--- Entries shown ---

········

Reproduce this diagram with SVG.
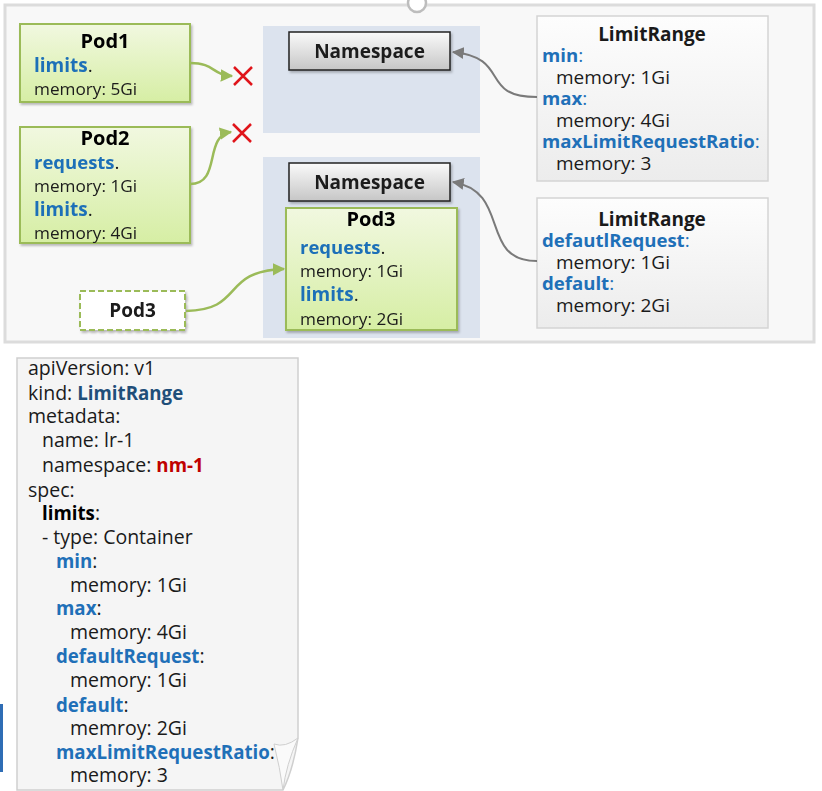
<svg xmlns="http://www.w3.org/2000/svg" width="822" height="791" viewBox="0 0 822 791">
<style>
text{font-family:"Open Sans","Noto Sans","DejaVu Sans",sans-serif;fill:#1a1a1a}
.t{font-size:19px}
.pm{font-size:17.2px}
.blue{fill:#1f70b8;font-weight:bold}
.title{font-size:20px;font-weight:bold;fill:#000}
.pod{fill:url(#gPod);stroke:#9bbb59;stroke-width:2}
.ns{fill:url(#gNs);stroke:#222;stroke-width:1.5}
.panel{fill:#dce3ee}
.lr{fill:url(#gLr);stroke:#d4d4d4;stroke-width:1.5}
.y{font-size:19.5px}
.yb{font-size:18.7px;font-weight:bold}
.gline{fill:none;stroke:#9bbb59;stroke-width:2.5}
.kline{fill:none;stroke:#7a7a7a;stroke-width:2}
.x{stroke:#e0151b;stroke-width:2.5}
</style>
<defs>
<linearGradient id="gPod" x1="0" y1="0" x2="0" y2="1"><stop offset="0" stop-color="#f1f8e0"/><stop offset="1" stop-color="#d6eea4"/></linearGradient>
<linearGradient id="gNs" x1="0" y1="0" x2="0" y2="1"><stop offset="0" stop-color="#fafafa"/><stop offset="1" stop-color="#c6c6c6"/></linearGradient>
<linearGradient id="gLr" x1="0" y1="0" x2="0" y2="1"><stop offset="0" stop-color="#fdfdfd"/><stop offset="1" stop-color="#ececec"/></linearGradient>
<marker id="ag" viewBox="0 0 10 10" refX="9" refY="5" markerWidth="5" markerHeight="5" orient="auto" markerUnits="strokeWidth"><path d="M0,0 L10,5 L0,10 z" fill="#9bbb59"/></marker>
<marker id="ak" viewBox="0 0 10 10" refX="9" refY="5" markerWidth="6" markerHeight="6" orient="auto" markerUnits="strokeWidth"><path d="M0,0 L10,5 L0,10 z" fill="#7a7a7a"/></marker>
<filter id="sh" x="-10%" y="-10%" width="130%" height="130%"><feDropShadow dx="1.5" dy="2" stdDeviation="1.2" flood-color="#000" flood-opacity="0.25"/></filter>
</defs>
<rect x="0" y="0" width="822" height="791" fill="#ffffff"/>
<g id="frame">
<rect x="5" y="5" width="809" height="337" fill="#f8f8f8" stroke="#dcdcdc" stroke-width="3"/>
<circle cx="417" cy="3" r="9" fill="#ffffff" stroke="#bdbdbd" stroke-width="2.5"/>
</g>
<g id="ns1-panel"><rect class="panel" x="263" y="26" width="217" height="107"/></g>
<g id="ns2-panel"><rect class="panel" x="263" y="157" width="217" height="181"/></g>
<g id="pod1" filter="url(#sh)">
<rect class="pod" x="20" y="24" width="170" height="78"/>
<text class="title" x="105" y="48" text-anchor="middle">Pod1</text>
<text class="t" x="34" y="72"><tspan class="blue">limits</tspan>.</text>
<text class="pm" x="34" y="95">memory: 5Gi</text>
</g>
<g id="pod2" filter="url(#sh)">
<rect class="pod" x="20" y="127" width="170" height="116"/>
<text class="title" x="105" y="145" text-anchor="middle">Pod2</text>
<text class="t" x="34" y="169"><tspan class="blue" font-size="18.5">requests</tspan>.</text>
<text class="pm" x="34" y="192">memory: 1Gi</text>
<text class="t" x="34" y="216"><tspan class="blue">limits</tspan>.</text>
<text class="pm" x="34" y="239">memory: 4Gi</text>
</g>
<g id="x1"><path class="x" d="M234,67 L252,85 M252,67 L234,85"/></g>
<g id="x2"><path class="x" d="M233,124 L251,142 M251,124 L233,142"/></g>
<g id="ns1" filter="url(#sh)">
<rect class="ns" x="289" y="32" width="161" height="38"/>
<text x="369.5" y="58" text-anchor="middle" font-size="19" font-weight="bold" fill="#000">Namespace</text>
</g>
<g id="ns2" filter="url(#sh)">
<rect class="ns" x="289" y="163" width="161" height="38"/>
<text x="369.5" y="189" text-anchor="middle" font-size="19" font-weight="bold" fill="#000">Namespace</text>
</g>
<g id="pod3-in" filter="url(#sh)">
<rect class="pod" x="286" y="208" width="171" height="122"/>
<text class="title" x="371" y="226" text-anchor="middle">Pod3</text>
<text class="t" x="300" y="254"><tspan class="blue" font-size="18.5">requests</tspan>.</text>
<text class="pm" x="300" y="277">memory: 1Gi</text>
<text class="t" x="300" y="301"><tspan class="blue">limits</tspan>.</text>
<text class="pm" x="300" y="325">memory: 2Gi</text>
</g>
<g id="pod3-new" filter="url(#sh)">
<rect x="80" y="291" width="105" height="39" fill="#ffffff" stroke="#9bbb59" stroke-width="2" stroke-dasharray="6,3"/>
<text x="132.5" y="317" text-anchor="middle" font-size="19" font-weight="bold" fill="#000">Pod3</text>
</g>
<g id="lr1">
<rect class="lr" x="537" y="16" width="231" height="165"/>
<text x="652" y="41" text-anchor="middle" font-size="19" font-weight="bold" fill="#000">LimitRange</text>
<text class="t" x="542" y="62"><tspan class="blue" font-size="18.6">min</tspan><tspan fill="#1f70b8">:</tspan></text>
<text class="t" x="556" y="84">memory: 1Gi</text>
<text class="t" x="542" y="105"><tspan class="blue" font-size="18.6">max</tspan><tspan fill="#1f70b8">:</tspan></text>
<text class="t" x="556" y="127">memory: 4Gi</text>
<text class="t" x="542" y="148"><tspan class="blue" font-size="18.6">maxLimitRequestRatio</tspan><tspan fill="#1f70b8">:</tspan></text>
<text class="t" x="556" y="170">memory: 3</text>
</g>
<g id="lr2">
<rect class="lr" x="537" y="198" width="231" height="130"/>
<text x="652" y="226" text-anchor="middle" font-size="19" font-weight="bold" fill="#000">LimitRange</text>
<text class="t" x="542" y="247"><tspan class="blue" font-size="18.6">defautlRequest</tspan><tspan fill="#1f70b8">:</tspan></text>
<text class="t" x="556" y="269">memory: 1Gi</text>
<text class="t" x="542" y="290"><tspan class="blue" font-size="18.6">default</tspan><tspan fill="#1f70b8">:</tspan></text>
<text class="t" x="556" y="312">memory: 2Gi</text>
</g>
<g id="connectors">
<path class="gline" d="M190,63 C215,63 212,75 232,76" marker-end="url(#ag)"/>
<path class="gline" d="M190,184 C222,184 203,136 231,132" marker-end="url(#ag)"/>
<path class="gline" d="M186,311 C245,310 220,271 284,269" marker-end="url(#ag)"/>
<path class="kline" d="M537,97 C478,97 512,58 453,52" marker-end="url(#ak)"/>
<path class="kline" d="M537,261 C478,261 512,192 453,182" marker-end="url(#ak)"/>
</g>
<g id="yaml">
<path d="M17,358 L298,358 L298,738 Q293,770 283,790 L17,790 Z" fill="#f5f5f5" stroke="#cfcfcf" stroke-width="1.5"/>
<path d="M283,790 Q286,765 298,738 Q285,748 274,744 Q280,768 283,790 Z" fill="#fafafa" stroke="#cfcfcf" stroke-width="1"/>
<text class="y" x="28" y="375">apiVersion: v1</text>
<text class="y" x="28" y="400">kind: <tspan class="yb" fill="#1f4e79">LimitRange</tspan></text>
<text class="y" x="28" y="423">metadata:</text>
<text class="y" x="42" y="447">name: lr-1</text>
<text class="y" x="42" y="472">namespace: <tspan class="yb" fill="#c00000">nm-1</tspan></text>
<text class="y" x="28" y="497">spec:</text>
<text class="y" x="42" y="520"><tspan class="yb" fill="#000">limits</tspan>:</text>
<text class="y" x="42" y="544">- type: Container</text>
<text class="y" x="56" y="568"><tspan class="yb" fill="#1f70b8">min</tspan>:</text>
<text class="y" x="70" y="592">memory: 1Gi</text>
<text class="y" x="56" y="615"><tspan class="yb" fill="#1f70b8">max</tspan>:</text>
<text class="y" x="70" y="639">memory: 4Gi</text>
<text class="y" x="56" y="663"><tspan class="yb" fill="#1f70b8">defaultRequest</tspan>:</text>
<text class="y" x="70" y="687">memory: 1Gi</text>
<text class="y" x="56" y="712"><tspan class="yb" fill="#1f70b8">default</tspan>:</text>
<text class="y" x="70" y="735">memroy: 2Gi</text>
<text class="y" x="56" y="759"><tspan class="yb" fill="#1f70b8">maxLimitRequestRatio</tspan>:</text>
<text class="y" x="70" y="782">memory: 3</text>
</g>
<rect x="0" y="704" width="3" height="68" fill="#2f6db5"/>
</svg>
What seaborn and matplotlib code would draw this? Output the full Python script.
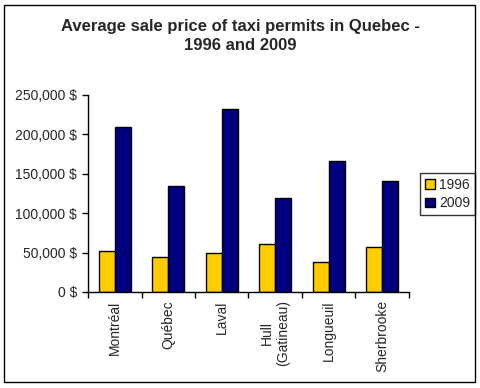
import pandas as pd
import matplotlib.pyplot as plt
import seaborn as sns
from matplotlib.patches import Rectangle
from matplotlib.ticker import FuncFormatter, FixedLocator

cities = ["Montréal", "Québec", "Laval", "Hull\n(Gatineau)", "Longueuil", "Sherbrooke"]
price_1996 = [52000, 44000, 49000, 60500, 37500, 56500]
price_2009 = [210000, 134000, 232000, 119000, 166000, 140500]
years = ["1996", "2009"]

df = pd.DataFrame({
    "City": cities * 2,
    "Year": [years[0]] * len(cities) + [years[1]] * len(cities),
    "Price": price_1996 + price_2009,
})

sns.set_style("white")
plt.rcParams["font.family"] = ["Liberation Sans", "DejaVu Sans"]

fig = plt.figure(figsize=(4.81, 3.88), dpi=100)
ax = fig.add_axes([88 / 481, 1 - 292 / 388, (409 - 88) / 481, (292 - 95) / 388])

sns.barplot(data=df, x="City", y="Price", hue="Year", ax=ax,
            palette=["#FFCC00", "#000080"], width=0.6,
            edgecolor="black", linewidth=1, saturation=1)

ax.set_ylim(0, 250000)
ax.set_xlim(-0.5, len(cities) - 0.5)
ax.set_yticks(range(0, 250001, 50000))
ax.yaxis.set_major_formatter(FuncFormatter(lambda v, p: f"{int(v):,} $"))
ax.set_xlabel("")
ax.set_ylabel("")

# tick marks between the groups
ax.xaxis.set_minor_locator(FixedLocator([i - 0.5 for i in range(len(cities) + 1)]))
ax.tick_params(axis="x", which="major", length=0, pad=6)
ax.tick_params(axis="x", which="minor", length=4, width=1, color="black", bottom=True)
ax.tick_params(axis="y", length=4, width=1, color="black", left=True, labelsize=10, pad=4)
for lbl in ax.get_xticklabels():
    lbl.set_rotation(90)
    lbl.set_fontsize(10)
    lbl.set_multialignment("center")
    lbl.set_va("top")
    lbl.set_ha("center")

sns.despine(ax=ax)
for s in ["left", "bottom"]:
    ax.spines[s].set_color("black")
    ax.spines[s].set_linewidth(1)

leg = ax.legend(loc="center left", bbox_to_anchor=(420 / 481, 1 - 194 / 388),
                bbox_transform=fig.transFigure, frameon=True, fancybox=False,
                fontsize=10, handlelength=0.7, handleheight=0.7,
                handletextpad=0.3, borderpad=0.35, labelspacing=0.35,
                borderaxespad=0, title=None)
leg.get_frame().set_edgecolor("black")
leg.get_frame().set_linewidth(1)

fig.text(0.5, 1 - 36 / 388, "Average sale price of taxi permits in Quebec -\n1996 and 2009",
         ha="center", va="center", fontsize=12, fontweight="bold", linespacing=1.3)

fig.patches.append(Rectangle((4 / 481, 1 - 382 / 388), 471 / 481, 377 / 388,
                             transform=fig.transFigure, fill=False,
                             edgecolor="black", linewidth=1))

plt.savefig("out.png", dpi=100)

········

--- Objective ---
In the listing above, find each line with the word "matplotlib" and copy it.

--- Solution to the exercise ---
What seaborn and matplotlib code would draw this? Output the full Python script.
import matplotlib.pyplot as plt
from matplotlib.patches import Rectangle
from matplotlib.ticker import FuncFormatter, FixedLocator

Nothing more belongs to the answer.